4.2 Where a tender is requested from Suppliers, in certain cases, a Supplier will be selected upon an estimated budget for various work spread out over a certain period. Eurofins will sign a frame agreement with the Supplier for the work to be carried out. These frame agreements should comply with the GTP. The Supplier will be obliged to provide quotation for each service included in the global budget and to obtain the signed approval from Eurofins before starting work. A detailed quotation must be supplied to Eurofins for each service indicating the non-revisable contract prices applicable for each item of the budget.
4.3 Each quotation will have to be approved by an authorised representative of Eurofins and will constitute an addendum to the frame agreement. In so far as the main Supplier who is the beneficiary of the frame agreement, subcontracts work (printing work for example) to another Supplier, Eurofins reserves the right to request tenders for this work and to select the most appropriate subcontractor. Eurofins will not be obliged to obtain the approval of the main Supplier for either the selection of the subcontractors to be contacted, or on the chosen subcontractor to do the work.

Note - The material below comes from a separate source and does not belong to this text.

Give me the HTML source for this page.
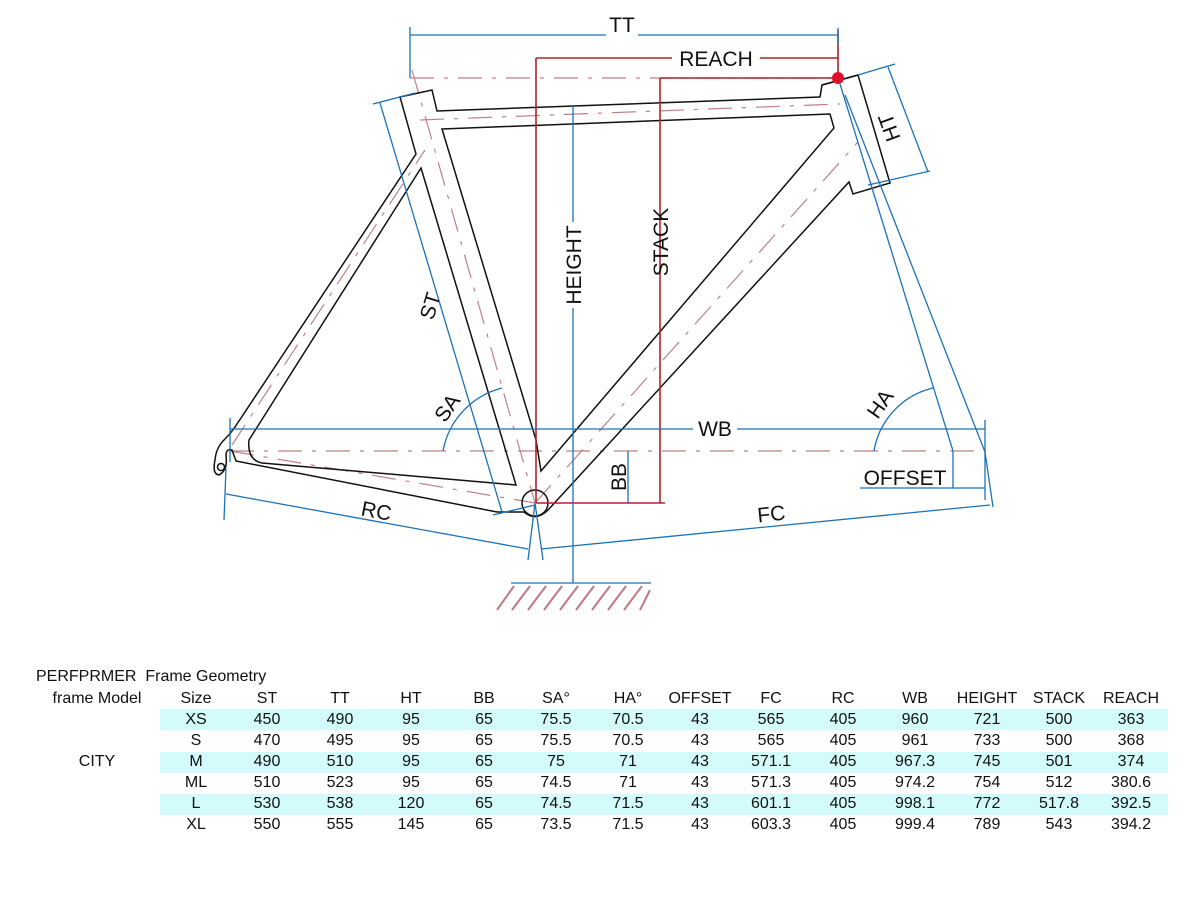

4.4 Any subcontracted work without approval of a specific quotation by Eurofins will be the financial responsibility of the Supplier. It is specifically agreed that the approval by Eurofins of a master budget will not imply the approval of the cost of each item of the budget which will be required to have detailed estimates that allow competition between suppliers. Quotations from Suppliers must reach Eurofins no later than 15 days before the date of the approval of the quotation by Eurofins to assure the completion of the services required within the timeframe required.